U.S.-based technology giant IBM (NYSE: IBM) has announced a major blockchain collaboration with leading retailers and food companies to strengthen consumer confidence in the global food system. 

The consortium includes Dole, Driscoll’s, Golden State Foods, Kroger, McCormick and Company, McLane Company, Nestlé, Tyson Foods, Unilever and Walmart.

The entities will work with IBM to identify new areas where the global supply chain can benefit from blockchain, according to a release.

The company highlighted one-in-ten people fell ill and more than 400,000 died around the world every year due to contaminated food.

"Many of the critical issues impacting food safety such as cross-contamination, the spread of food-borne illness, unnecessary waste and the economic burden of recalls are magnified by lack of access to information and traceability," the company said.

"It can take weeks to identify the precise point of contamination, causing further illness, lost revenue and wasted product.
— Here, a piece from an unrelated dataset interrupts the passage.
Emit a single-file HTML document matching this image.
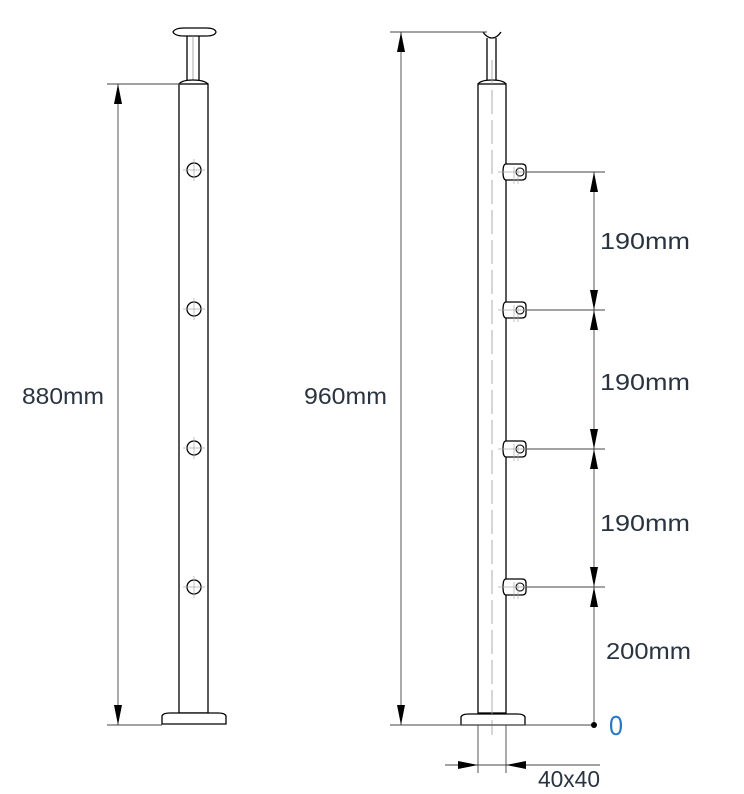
<!DOCTYPE html>
<html><head><meta charset="utf-8"><style>
html,body{margin:0;padding:0;background:#fff;}
svg{display:block;}
text{font-family:"Liberation Sans",sans-serif;font-size:23px;fill:#2a3440;}
</style></head><body>
<svg width="744" height="794" viewBox="0 0 744 794" xmlns="http://www.w3.org/2000/svg">
<defs>
<g id="hole"><circle r="7" fill="none" stroke="#000" stroke-width="1.3"/><line x1="-11" y1="0" x2="11" y2="0" stroke="#aaa" stroke-width="0.7"/><line x1="0" y1="-11" x2="0" y2="11" stroke="#aaa" stroke-width="0.7"/></g>
<g id="brk"><path d="M0,-8 L16,-8 Q20,-8 20,-4 L20,4 Q20,8 16,8 L0,8 Q-3,8 -3,0 Q-3,-8 0,-8Z" fill="#fff" stroke="#000" stroke-width="1.3"/><circle cx="14" cy="0" r="4" fill="none" stroke="#000" stroke-width="1.1"/><line x1="-8" y1="0" x2="24" y2="0" stroke="#aaa" stroke-width="0.7"/><line x1="8" y1="-5" x2="8" y2="12" stroke="#aaa" stroke-width="0.7"/><line x1="12" y1="-5" x2="12" y2="12" stroke="#aaa" stroke-width="0.7"/></g>
<path id="au" d="M0,0 L-4,20 L4,20Z" fill="#000"/>
<path id="ad" d="M0,0 L-4,-20 L4,-20Z" fill="#000"/>
</defs>
<g stroke="#000" stroke-width="1.3" fill="none">
<path d="M173,32 Q175,28 184,28 L206,28 Q215,28 216,32 Q215,36 206,36 L184,36 Q175,36 173,32Z"/>
<line x1="187" y1="36" x2="187" y2="80"/><line x1="199" y1="36" x2="199" y2="80"/>
<line x1="193" y1="36" x2="193" y2="80" stroke="#888" stroke-width="0.7"/>
<path d="M179,84 Q182,80 193,80 Q204,80 208,84"/>
<rect x="179" y="84" width="29" height="629"/>
<path d="M162,724 L162,716 Q163,713 170,713 L218,713 Q225,713 226,716 L226,724Z" fill="#fff"/>
<path d="M483,32 Q487,38 492,38 Q497,38 501,32"/>
<line x1="487" y1="38" x2="487" y2="80"/><line x1="496" y1="38" x2="496" y2="80"/>
<path d="M478,84 Q481,80 492,80 Q503,80 506,84"/>
<rect x="478" y="84" width="28" height="629"/>
<path d="M461,725 L461,717 Q462,714 469,714 L517,714 Q524,714 525,717 L525,725Z" fill="#fff"/>
</g>
<line x1="492" y1="60" x2="492" y2="735" stroke="#999" stroke-width="0.8" stroke-dasharray="24,6"/>
<use href="#hole" x="194" y="170"/><use href="#hole" x="194" y="309"/><use href="#hole" x="194" y="448"/><use href="#hole" x="194" y="587"/>
<use href="#brk" x="506" y="172"/><use href="#brk" x="506" y="310"/><use href="#brk" x="506" y="449"/><use href="#brk" x="506" y="587"/>
<g stroke="#444" stroke-width="0.9">
<line x1="107" y1="84" x2="180" y2="84"/><line x1="107" y1="725" x2="162" y2="725"/>
<line x1="118" y1="84" x2="118" y2="725"/>
<line x1="390" y1="32" x2="487" y2="32"/><line x1="390" y1="725" x2="594" y2="725"/>
<line x1="401" y1="32" x2="401" y2="725"/>
<line x1="526" y1="172" x2="605" y2="172"/><line x1="526" y1="310" x2="605" y2="310"/>
<line x1="526" y1="449" x2="605" y2="449"/><line x1="526" y1="587" x2="605" y2="587"/>
<line x1="594" y1="172" x2="594" y2="725"/>
<line x1="478" y1="725" x2="478" y2="773"/><line x1="506" y1="725" x2="506" y2="773"/>
<line x1="445" y1="765" x2="600" y2="765"/>
</g>
<use href="#au" x="118" y="84"/><use href="#ad" x="118" y="725"/>
<use href="#au" x="401" y="32"/><use href="#ad" x="401" y="725"/>
<use href="#au" x="594" y="172"/><use href="#ad" x="594" y="310"/>
<use href="#au" x="594" y="310"/><use href="#ad" x="594" y="449"/>
<use href="#au" x="594" y="449"/><use href="#ad" x="594" y="587"/>
<use href="#au" x="594" y="587"/>
<circle cx="594" cy="725" r="3" fill="#000"/>
<path d="M478,765 L458,761 L458,769Z" fill="#000"/>
<path d="M506,765 L526,761 L526,769Z" fill="#000"/>
<text x="22" y="404" textLength="82" lengthAdjust="spacingAndGlyphs">880mm</text>
<text x="304" y="404" textLength="83" lengthAdjust="spacingAndGlyphs">960mm</text>
<text x="600" y="249" textLength="90" lengthAdjust="spacingAndGlyphs">190mm</text>
<text x="600" y="390" textLength="90" lengthAdjust="spacingAndGlyphs">190mm</text>
<text x="600" y="531" textLength="90" lengthAdjust="spacingAndGlyphs">190mm</text>
<text x="606" y="659" textLength="85" lengthAdjust="spacingAndGlyphs">200mm</text>
<text x="609" y="735" style="fill:#2a78c8;font-size:28px" textLength="14" lengthAdjust="spacingAndGlyphs">0</text>
<text x="538" y="787" textLength="62" lengthAdjust="spacingAndGlyphs">40x40</text>
</svg>
</body></html>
For example, it took more than two months to identify the farm source of contamination in a recent incidence of salmonella in papayas."

It said blockchain - a continuously growing list of records which are linked and secured using cryptography - was ideally suited to help address these challenges because it established a "trusted environment for all transactions."

"In the case of the global food supply chain, all participants -growers, suppliers, processors, distributors, retailers, regulators and consumers - can gain permissioned access to known and trusted information regarding the origin and state of food for their transactions," it said.

"This can enable food providers and other members of the ecosystem to use a blockchain network to trace contaminated product to its source in a short amount of time to ensure safe removal from store shelves and stem the spread of illnesses."

In helping to identify new areas where blockchain can benefit food ecosystems, the collaborating companies' work will draw on multiple IBM pilots and production networks in related areas.

“Unlike any technology before it, blockchain is transforming the way like-minded organizations come together and enabling a new level of trust based on a single view of the truth,” IBM Blockchain general manager Marie Wieck said.

“Our work with organizations across the food ecosystem, as well as IBM’s new platform, will further unleash the vast potential of this exciting technology, making it faster for organizations of all sizes and in all industries to move from concept to production to improve the way business gets done.”